All lines from the beginning of the listing through the line with "(20,12) -- (1143,12);" are to be copied word for word; the pictures are not.

[BEGIN]

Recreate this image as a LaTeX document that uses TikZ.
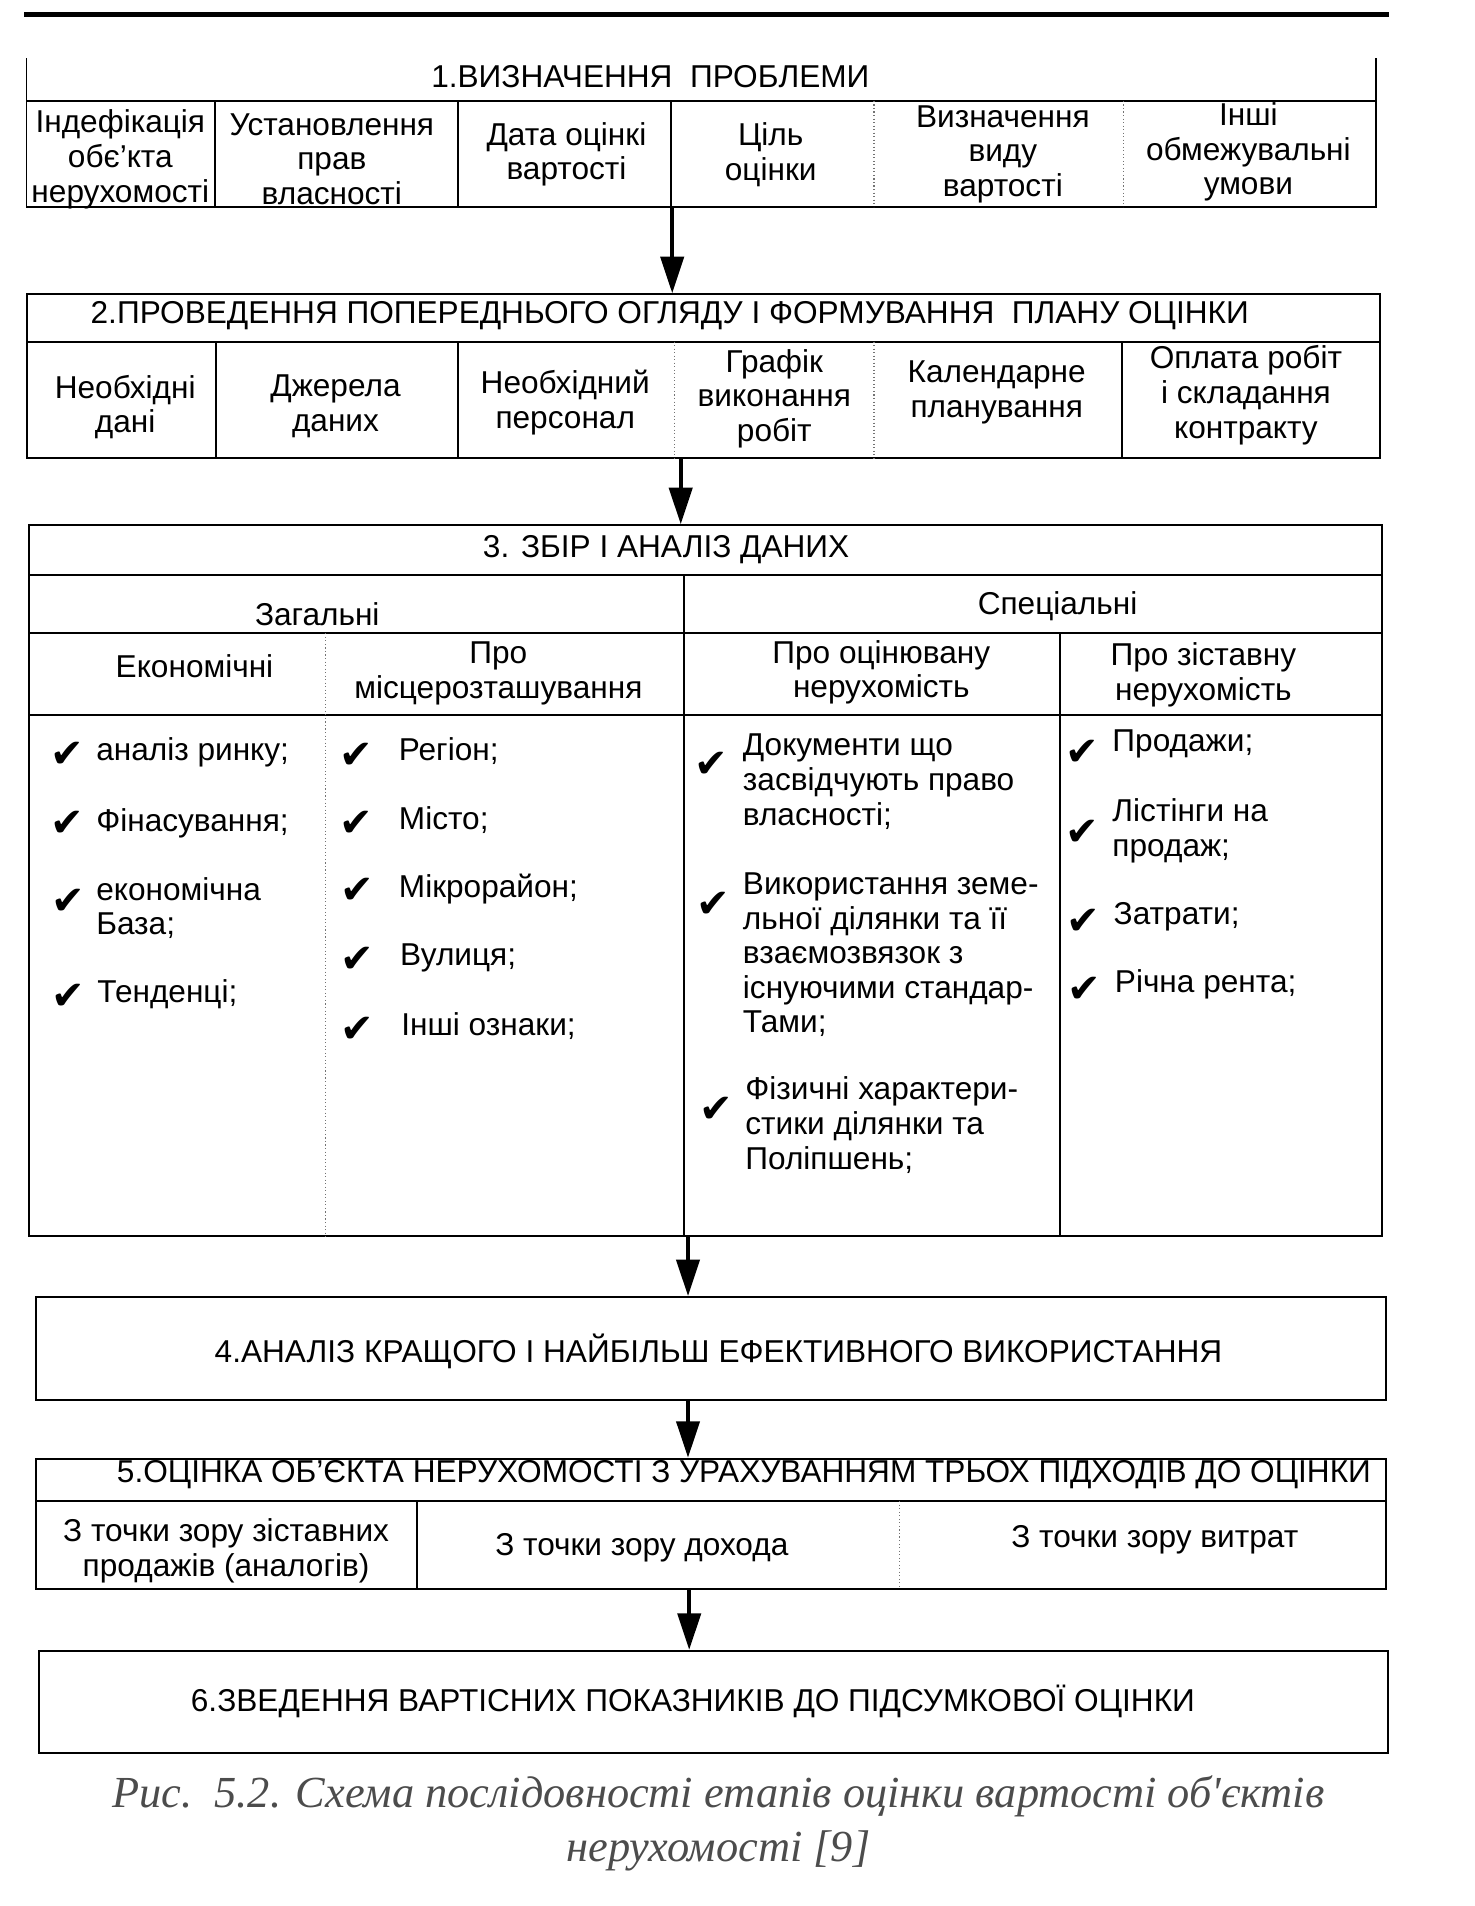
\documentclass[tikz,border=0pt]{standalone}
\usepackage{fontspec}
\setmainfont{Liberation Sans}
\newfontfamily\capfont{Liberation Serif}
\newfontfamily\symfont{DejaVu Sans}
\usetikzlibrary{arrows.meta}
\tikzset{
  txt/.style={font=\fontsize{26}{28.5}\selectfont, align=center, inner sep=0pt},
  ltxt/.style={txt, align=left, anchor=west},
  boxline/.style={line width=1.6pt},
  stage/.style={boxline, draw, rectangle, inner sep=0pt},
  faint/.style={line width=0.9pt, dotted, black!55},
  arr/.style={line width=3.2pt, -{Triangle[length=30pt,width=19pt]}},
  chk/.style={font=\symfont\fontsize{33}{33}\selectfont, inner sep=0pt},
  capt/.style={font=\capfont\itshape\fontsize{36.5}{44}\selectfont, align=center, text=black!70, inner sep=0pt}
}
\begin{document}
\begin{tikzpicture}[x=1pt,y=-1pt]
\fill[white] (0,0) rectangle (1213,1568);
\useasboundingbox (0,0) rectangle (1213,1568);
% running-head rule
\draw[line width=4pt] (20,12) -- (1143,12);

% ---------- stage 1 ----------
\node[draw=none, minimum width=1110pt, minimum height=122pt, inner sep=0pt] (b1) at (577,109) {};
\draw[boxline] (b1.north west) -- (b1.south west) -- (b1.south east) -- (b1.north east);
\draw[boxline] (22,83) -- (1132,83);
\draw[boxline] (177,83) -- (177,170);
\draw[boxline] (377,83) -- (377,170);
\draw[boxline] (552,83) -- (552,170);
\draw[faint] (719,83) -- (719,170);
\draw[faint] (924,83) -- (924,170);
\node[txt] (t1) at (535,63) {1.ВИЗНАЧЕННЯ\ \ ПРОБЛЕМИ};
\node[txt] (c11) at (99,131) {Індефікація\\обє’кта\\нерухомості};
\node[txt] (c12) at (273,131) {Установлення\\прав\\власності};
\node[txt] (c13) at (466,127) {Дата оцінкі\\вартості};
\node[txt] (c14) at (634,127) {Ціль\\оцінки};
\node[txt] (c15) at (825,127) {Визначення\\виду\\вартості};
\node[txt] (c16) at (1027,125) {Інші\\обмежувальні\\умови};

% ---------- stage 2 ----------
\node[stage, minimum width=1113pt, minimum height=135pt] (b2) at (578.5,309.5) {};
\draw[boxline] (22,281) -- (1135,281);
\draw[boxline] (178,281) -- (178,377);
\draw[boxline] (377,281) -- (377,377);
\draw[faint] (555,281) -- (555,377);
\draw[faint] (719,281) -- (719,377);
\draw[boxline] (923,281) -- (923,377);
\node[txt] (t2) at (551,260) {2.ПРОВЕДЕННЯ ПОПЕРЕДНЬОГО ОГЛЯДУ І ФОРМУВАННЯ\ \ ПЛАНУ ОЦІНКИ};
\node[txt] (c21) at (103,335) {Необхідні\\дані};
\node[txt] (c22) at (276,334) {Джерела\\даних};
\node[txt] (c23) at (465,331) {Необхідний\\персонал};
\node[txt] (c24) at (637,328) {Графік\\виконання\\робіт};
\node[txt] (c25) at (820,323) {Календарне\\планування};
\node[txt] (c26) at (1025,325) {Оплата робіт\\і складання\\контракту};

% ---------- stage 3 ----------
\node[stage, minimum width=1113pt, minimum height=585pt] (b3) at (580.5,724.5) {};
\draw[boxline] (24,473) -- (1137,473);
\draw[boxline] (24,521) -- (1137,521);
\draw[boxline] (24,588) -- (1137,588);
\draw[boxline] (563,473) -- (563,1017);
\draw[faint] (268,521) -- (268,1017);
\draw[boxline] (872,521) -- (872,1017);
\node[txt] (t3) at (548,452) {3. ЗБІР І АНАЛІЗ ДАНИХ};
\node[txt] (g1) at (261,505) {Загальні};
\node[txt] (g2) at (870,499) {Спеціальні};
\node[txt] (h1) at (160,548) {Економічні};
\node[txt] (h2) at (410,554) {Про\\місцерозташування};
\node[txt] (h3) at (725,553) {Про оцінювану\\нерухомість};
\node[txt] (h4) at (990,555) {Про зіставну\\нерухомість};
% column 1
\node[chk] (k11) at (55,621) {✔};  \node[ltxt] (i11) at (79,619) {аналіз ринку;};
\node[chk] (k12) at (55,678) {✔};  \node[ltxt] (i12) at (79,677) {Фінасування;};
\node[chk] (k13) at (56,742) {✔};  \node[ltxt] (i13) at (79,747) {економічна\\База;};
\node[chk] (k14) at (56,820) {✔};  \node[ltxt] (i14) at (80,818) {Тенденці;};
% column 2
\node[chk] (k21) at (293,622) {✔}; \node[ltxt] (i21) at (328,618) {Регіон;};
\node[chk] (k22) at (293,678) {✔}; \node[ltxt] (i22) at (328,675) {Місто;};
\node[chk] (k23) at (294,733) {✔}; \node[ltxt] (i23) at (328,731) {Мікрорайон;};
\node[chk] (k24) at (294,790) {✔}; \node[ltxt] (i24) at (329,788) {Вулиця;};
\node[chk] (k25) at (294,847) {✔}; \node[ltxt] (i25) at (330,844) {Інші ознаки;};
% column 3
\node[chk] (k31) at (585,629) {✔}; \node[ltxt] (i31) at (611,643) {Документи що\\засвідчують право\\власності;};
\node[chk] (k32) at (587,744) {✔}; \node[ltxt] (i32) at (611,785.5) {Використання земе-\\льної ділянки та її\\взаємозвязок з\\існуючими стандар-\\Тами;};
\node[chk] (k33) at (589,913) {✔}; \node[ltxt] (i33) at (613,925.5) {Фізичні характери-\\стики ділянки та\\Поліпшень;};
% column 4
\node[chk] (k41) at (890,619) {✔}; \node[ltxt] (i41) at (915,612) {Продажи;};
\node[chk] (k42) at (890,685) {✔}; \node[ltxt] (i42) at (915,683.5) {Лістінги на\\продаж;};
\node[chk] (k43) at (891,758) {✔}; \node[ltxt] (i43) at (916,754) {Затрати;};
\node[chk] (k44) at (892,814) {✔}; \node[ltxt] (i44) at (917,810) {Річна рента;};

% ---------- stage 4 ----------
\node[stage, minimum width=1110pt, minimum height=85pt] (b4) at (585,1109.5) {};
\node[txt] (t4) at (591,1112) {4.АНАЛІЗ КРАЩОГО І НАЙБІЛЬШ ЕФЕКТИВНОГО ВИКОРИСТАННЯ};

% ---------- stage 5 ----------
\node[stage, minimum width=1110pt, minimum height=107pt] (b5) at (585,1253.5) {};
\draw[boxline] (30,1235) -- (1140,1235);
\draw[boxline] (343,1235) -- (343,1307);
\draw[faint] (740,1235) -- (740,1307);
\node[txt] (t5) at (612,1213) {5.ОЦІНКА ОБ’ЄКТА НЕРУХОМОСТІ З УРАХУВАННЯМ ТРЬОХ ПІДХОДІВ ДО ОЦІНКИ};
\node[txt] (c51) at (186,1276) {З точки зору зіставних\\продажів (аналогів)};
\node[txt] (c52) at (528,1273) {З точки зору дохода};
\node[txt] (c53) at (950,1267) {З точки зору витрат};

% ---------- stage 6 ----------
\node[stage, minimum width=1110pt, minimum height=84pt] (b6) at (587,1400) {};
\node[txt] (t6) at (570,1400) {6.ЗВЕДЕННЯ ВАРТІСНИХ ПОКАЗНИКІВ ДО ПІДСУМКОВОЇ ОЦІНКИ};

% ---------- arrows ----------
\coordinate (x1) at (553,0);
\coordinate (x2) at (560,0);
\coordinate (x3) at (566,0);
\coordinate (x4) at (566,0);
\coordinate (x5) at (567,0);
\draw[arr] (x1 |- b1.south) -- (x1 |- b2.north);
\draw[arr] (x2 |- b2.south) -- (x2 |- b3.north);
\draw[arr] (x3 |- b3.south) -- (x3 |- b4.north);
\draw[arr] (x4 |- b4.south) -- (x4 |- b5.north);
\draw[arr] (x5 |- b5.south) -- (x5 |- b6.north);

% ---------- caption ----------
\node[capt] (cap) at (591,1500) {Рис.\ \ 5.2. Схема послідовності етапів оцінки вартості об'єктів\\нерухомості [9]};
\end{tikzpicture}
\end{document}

[END]

_The reply_.
Recreate this image as a LaTeX document that uses TikZ.
\documentclass[tikz,border=0pt]{standalone}
\usepackage{fontspec}
\setmainfont{Liberation Sans}
\newfontfamily\capfont{Liberation Serif}
\newfontfamily\symfont{DejaVu Sans}
\usetikzlibrary{arrows.meta}
\tikzset{
  txt/.style={font=\fontsize{26}{28.5}\selectfont, align=center, inner sep=0pt},
  ltxt/.style={txt, align=left, anchor=west},
  boxline/.style={line width=1.6pt},
  stage/.style={boxline, draw, rectangle, inner sep=0pt},
  faint/.style={line width=0.9pt, dotted, black!55},
  arr/.style={line width=3.2pt, -{Triangle[length=30pt,width=19pt]}},
  chk/.style={font=\symfont\fontsize{33}{33}\selectfont, inner sep=0pt},
  capt/.style={font=\capfont\itshape\fontsize{36.5}{44}\selectfont, align=center, text=black!70, inner sep=0pt}
}
\begin{document}
\begin{tikzpicture}[x=1pt,y=-1pt]
\fill[white] (0,0) rectangle (1213,1568);
\useasboundingbox (0,0) rectangle (1213,1568);
% running-head rule
\draw[line width=4pt] (20,12) -- (1143,12);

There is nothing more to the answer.